History gives the Japanese and the Koreans ample grounds for mutual distrust and contempt, so any conclusion confirming their close relationship is likely to be unpopular among both peoples. Like Arabs and Jews, Koreans and Japanese are joined by blood yet locked in traditional enmity."
But in this area, Diamond is not a linguist ... just a good researcher who can absorb and share the results from linguists and anthropologists.


I subscribed to digital access for the Times Literary Supplement three years ago. There were about five occasions where I lost access and had to send off an email to London. Do you think that I resubscribed after that year?

The Cultural Revolution: A People's History, 1962-1976 by Frank Dikkoter, and
The World Turned Upside Down: A History of the Chinese Cultural Revolution by Yang Jisheng.
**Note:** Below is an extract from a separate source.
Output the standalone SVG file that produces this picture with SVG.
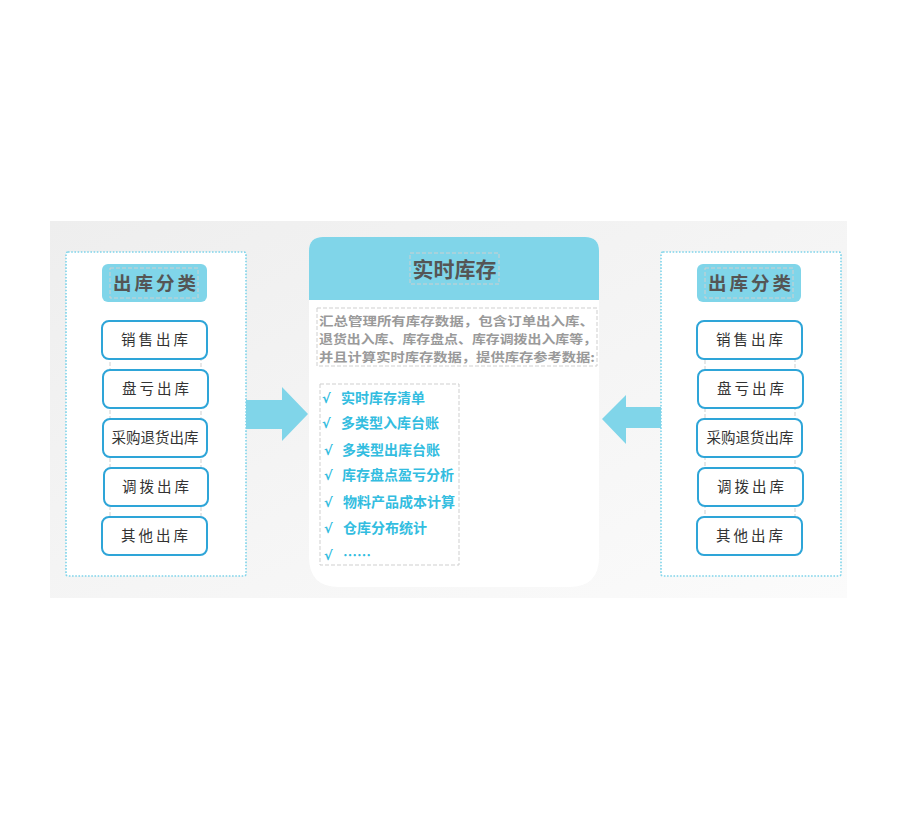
<svg xmlns="http://www.w3.org/2000/svg" width="910" height="820" viewBox="0 0 910 820">
<defs>
<linearGradient id="bg" x1="0" y1="0" x2="1" y2="1">
<stop offset="0" stop-color="#eeeeee"/>
<stop offset="1" stop-color="#fbfbfb"/>
</linearGradient>
<style>
text{font-family:"Noto Sans CJK SC","Noto Sans",sans-serif}
.outer{fill:#fff;stroke:#7fd4ea;stroke-width:1.6;stroke-dasharray:1.6 1.6}
.ttl{fill:#80d5e9}
.ttlt{font-size:18.5px;font-weight:700;fill:#555;letter-spacing:3px;text-anchor:middle}
.item{fill:#fff;stroke:#2ea5d8;stroke-width:2}
.itemt{font-size:14.5px;fill:#333;text-anchor:middle}
.sp{letter-spacing:3px}
.dash{fill:none;stroke:#cfcfcf;stroke-width:1;stroke-dasharray:4 2}
.arrow{fill:#80d5e9}
.desc{font-size:12.4px;font-weight:700;fill:#9a9a9a}
.li{font-size:14px;font-weight:700;fill:#33bde0}
.ck{font-family:"DejaVu Sans",sans-serif;font-size:13px;font-weight:700;fill:#33bde0}
</style>
</defs>
<rect x="50" y="221" width="797" height="377" fill="url(#bg)"/>

<g id="connectors">
<path class="arrow" d="M246,400 H282 V387 L308,414 L282,441 V429 H246 Z"/>
<path class="arrow" d="M661,407 H626 V395 L602,419 L626,444 V428 H661 Z"/>
</g>

<g id="left-panel">
<rect class="outer" x="66" y="252" width="180" height="324" rx="2"/>
<g id="left-title"><rect class="ttl" x="102" y="264" width="105" height="38" rx="6"/><rect class="dash" x="110" y="268" width="88" height="30"/><text class="ttlt" x="156" y="290">出库分类</text></g>
<rect class="dash" x="110" y="328" width="91" height="219"/>
<g id="l1"><rect class="item" x="102" y="321" width="105" height="38" rx="7"/><text class="itemt sp" x="156" y="345">销售出库</text></g>
<g id="l2"><rect class="item" x="103" y="370" width="105" height="38" rx="7"/><text class="itemt sp" x="157" y="394">盘亏出库</text></g>
<g id="l3"><rect class="item" x="103" y="419" width="104" height="38" rx="7"/><text class="itemt" x="155" y="443">采购退货出库</text></g>
<g id="l4"><rect class="item" x="104" y="468" width="104" height="38" rx="7"/><text class="itemt sp" x="157" y="492">调拨出库</text></g>
<g id="l5"><rect class="item" x="102" y="517" width="105" height="38" rx="7"/><text class="itemt sp" x="156" y="541">其他出库</text></g>
</g>

<g id="right-panel">
<rect class="outer" x="661" y="252" width="180" height="324" rx="2"/>
<g id="right-title"><rect class="ttl" x="697" y="264" width="104" height="38" rx="6"/><rect class="dash" x="705" y="268" width="88" height="30"/><text class="ttlt" x="751" y="290">出库分类</text></g>
<rect class="dash" x="705" y="328" width="90" height="219"/>
<g id="r1"><rect class="item" x="697" y="321" width="105" height="38" rx="7"/><text class="itemt sp" x="751" y="345">销售出库</text></g>
<g id="r2"><rect class="item" x="698" y="370" width="105" height="38" rx="7"/><text class="itemt sp" x="752" y="394">盘亏出库</text></g>
<g id="r3"><rect class="item" x="697" y="419" width="105" height="38" rx="7"/><text class="itemt" x="750" y="443">采购退货出库</text></g>
<g id="r4"><rect class="item" x="698" y="468" width="105" height="38" rx="7"/><text class="itemt sp" x="752" y="492">调拨出库</text></g>
<g id="r5"><rect class="item" x="697" y="517" width="105" height="38" rx="7"/><text class="itemt sp" x="751" y="541">其他出库</text></g>
</g>

<g id="center-card">
<path d="M323,237 H585 Q599,237 599,251 V557 Q599,587 569,587 H339 Q309,587 309,557 V251 Q309,237 323,237 Z" fill="#fff"/>
<path d="M323,237 H585 Q599,237 599,251 V300 H309 V251 Q309,237 323,237 Z" fill="#80d5e9"/>
<rect class="dash" x="410" y="253" width="89" height="31"/>
<text x="454.5" y="277" font-size="21" font-weight="700" fill="#555" text-anchor="middle">实时库存</text>
<rect class="dash" x="317" y="308" width="280" height="58"/>
<text class="desc" x="319" y="326" textLength="275" lengthAdjust="spacingAndGlyphs">汇总管理所有库存数据，包含订单出入库、</text>
<text class="desc" x="319" y="344" textLength="278" lengthAdjust="spacingAndGlyphs">退货出入库、库存盘点、库存调拨出入库等，</text>
<text class="desc" x="319" y="362" textLength="276" lengthAdjust="spacingAndGlyphs">并且计算实时库存数据，提供库存参考数据:</text>
<rect class="dash" x="320" y="384" width="139" height="181"/>
<text class="ck" x="322" y="403">√</text><text class="li" x="341" y="403">实时库存清单</text>
<text class="ck" x="322" y="428">√</text><text class="li" x="341" y="428">多类型入库台账</text>
<text class="ck" x="324" y="455">√</text><text class="li" x="342" y="455">多类型出库台账</text>
<text class="ck" x="324" y="480">√</text><text class="li" x="342" y="480">库存盘点盈亏分析</text>
<text class="ck" x="324" y="507">√</text><text class="li" x="343" y="507">物料产品成本计算</text>
<text class="ck" x="324" y="533">√</text><text class="li" x="343" y="533">仓库分布统计</text>
<text class="ck" x="324" y="560">√</text><text class="li" x="343" y="560">……</text>
</g>
</svg>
This year I am also doing an all-things-language challenge. A friend and I are reading The Rhetoric of Mao Zedong: Transforming China and Its People. I hope to find a bit or a lot of explanation of how The Chinese Cultural Revolution came into being. ..."
Cynda, this is a good article about the Cultural Revolution ... it was so sweeping and so complex that you would have to read many articles and books to understand it. I do like this one quote from the article.
"It wasn’t so much the violence as the instability that defined the Cultural Revolution."